Leave the pictures out, and output exactly the lines from the one containing "Clone this chart in seaborn and matplotlib." through the one containing "import pandas as pd".

::: Material provided :::

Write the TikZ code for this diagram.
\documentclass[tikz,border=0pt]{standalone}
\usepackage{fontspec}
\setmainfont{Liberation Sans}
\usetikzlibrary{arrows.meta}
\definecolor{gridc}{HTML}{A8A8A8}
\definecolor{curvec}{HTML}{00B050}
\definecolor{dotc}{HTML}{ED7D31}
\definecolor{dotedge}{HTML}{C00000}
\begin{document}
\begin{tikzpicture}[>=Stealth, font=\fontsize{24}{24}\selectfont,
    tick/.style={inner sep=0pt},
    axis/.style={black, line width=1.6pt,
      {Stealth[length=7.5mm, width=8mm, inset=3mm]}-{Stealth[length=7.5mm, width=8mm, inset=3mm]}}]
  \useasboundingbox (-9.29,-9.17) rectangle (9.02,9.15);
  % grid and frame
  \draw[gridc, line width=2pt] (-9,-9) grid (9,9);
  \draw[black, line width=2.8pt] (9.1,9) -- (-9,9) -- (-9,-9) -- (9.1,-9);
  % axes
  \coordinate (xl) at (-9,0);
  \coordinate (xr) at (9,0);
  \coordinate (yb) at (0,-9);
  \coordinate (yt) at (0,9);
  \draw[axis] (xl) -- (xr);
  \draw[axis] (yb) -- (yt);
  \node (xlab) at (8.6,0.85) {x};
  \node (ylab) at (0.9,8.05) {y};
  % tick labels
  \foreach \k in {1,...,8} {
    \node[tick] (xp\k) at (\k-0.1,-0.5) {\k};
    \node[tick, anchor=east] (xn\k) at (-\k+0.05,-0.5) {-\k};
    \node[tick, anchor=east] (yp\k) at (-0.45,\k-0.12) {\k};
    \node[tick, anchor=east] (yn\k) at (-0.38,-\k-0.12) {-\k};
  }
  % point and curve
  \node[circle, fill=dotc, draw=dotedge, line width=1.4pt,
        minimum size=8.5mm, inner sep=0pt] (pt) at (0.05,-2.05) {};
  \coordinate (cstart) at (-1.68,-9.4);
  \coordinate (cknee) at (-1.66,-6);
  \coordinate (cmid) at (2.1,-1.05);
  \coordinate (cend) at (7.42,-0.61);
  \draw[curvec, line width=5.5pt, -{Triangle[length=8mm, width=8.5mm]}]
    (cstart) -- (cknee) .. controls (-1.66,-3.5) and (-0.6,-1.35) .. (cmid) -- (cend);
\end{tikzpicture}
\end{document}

:::
::: Material provided :::

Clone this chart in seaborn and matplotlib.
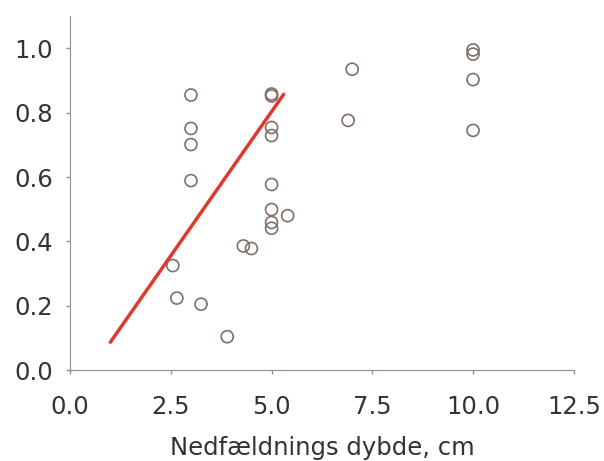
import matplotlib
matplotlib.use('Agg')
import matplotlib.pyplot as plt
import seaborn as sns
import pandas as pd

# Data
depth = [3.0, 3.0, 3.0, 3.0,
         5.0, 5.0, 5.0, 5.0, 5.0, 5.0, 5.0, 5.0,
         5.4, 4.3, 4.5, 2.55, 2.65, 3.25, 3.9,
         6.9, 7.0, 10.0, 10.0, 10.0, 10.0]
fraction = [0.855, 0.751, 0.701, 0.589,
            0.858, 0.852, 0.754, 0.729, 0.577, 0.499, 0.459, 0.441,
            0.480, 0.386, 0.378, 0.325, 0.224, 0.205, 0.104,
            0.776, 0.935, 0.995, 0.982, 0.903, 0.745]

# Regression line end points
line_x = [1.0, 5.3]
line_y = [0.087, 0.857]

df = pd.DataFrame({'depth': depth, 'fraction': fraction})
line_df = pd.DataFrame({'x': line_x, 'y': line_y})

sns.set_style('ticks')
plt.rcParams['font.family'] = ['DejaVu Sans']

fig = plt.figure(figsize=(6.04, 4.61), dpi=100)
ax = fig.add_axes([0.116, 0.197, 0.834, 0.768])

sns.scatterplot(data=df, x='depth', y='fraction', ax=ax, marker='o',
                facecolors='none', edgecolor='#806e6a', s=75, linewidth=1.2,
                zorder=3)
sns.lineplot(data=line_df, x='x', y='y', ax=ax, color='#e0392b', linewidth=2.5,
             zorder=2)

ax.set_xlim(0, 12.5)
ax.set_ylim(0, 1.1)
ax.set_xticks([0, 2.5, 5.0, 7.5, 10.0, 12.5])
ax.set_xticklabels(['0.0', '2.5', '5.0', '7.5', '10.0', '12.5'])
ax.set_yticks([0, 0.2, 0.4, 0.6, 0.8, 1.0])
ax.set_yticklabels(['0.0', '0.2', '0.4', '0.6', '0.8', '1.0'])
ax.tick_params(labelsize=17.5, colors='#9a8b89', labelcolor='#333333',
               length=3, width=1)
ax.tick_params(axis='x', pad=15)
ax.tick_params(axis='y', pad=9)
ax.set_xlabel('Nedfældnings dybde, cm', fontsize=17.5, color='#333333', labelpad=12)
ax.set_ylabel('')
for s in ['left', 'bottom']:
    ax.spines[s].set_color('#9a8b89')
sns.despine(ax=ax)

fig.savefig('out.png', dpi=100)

:::
::: Material provided :::

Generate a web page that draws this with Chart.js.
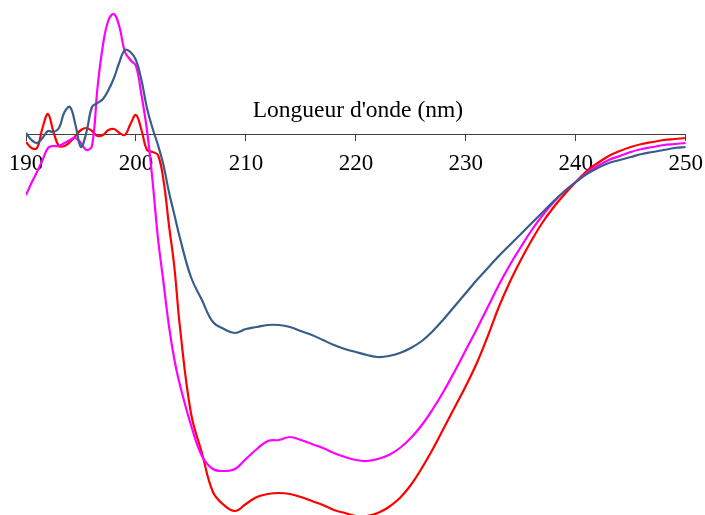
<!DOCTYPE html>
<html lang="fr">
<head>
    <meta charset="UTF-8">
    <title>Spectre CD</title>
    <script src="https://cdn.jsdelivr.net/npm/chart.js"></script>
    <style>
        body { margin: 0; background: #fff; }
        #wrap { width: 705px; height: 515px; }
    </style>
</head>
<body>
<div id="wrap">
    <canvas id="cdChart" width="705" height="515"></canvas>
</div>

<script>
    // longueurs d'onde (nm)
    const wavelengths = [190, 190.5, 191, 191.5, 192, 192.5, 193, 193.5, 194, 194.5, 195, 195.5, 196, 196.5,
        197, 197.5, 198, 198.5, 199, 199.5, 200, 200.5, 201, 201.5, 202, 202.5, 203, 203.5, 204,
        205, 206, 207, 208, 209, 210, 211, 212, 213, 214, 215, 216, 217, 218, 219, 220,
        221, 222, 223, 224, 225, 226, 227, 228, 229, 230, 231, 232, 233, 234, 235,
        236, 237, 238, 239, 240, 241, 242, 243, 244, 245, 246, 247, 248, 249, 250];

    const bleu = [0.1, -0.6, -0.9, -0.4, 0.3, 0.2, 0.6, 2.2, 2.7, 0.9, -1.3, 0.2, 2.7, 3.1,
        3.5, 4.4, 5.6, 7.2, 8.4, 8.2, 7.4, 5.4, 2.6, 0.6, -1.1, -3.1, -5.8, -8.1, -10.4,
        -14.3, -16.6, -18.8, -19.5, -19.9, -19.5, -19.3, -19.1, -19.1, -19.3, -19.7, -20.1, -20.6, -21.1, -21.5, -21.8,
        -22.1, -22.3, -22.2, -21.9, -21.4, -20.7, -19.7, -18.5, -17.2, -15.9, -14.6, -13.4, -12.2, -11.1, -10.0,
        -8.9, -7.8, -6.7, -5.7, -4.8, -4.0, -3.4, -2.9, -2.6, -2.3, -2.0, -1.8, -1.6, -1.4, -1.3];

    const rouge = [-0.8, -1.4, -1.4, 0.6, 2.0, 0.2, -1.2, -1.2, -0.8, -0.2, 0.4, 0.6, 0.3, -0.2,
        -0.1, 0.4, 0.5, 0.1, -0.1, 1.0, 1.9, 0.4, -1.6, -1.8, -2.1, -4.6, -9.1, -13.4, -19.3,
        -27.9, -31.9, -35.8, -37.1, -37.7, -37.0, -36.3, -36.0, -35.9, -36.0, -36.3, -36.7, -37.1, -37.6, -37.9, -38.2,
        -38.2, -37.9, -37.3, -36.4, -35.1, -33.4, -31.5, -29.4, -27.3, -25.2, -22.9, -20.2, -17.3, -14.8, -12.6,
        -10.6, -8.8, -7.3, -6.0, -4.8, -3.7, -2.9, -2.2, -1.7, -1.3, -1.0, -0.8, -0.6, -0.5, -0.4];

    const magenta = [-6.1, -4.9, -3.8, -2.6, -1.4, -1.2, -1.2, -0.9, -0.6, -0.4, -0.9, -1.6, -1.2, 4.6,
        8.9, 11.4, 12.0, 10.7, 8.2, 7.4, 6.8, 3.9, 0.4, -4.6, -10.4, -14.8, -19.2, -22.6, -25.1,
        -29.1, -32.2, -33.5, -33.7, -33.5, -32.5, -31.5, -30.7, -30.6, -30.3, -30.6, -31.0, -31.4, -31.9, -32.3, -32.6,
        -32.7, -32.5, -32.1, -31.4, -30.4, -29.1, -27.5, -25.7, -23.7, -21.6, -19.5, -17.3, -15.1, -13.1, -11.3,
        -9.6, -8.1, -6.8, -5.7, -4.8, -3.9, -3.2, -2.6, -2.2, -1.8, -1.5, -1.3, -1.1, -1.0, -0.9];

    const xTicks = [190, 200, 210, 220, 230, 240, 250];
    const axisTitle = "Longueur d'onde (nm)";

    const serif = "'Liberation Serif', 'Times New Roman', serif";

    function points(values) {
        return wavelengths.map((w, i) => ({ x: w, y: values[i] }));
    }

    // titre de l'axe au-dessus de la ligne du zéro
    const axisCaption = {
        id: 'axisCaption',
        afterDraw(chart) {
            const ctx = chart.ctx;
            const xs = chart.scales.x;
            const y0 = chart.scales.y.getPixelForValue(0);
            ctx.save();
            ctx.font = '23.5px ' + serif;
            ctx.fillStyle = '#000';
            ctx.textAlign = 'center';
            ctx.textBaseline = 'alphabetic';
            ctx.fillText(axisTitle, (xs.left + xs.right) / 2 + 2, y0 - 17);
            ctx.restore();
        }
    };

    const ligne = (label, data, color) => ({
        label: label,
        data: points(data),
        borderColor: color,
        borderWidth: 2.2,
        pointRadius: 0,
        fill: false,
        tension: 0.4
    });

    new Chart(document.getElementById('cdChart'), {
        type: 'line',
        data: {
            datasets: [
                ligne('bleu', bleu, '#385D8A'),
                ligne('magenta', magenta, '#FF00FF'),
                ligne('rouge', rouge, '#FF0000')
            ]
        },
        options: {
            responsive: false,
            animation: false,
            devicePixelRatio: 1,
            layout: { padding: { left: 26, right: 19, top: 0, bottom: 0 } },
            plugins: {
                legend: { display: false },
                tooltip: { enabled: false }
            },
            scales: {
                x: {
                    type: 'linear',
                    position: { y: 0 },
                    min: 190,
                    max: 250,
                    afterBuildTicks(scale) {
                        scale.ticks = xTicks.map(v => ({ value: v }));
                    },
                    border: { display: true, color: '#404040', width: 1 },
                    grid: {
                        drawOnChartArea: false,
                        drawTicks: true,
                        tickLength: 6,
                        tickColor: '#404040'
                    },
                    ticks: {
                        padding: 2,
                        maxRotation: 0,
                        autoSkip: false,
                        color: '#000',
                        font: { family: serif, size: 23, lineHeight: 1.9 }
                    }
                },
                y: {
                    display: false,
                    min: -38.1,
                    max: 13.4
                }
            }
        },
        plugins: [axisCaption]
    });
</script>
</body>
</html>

:::

■ Reply to the task:
Clone this chart in seaborn and matplotlib.
import matplotlib
matplotlib.use('Agg')
import matplotlib.pyplot as plt
import seaborn as sns
import pandas as pd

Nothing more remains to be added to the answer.